FOOD: Patties and pancakesVenison burger, ground pork combo brings back memories.
By: Jeff Tiedeman, Grand Forks Herald
I was just 23 years old when my dad died in 1975. Over the years, there have been several times that I wished he’d been around to offer his advice when a perplexing problem arose.
Looking back, though, there were a lot of things that he did teach me — like how to drive a car, how to garden, how to hunt and, most important, how to be honest with people — as a father, friend, co-worker or boss.
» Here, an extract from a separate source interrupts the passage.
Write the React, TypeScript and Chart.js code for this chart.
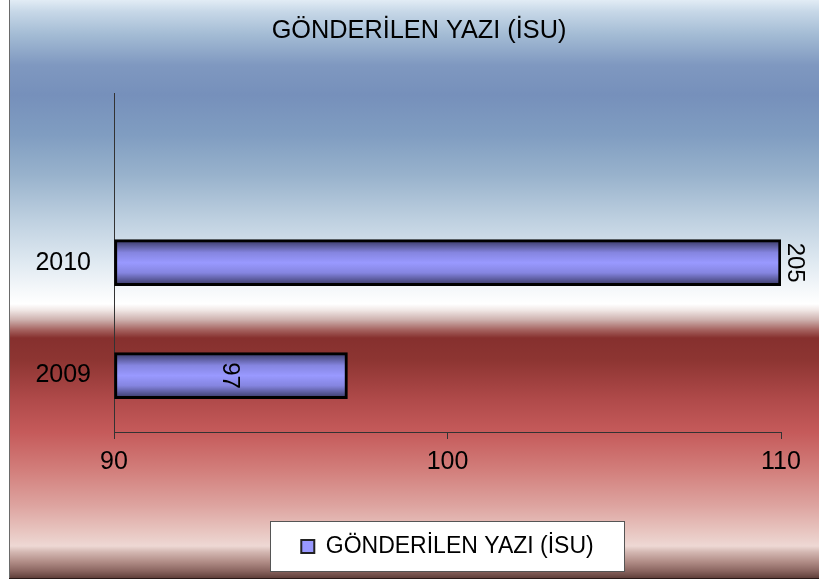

I hate to use clichés, but when Dad gave you his word about something, it was as good as gold.
There’s another thing that I’m grateful he shared with me: that men can cook — and be good at it.
While my mom was and still is a great cook and baker, I think it was my dad’s presence in the kitchen that helped get me started on the road to culinary excellence.
Dad always made breakfast for my brothers and me before we went to school, but his specialty was homemade vegetable soup and boiled dinners.
I can remember numerous times coming home from a cold winter night out and samping the soup pot, which was sitting on the table in the back porch cooling.
And his boiled dinner was so tasty that whenever he made it, my Aunt Harriet would tell Uncle Curt to fix his own supper. She was coming over to have Dad’s boiled dinner.
But the one thing that really sticks out in my mind is the sausage patties he used to make. Whenever Dad was successful deer hunting, all of the venison was ground into burger. (He wasn’t into steaks, chops or roasts.) And every single bit went into making sausage patties.
Dad used to fix the patties for supper, and they usually were accompanied by pancakes, although we’d occasionally have them with eggs and toast, which was my preference.
I could take or leave the pancakes, but that wasn’t the case with the sausage patties. I just loved them. And they were just as good cold as they were hot out of the pan.
What made the patties special, besides taking just a few minutes to prepare, were the ingredients. Dad used to mix about a pound of venison burger with a half-pound to a pound of ground pork. He then would season it with salt, pepper and mustard seeds (about 1 to 2 tablespoons). But the key ingredient — the one that made the patties special — was ground cloves (about 1 to 2 teaspoons).
The patties were much better than any sausage I’ve bought in a store. I think that what made the patties so tasty was after they were mixed, Dad would refrigerate them for a few hours so the flavors could blend.
When it came time to cook the patties, Dad would put a pat or two of butter in a frying pan (it had to be Mom’s Revereware), brown the patties on both sides, add a teaspoon or two of water and cover them so they would steam.
This fall, I had all of my venison ground into burger, for the sole purpose of using it in casseroles and for homemade sausage patties.
I recently made my first batch of patties, and the results exceeded my expectations.
The only thing that would have made it better: having Dad around to try it. I even would have fixed him pancakes.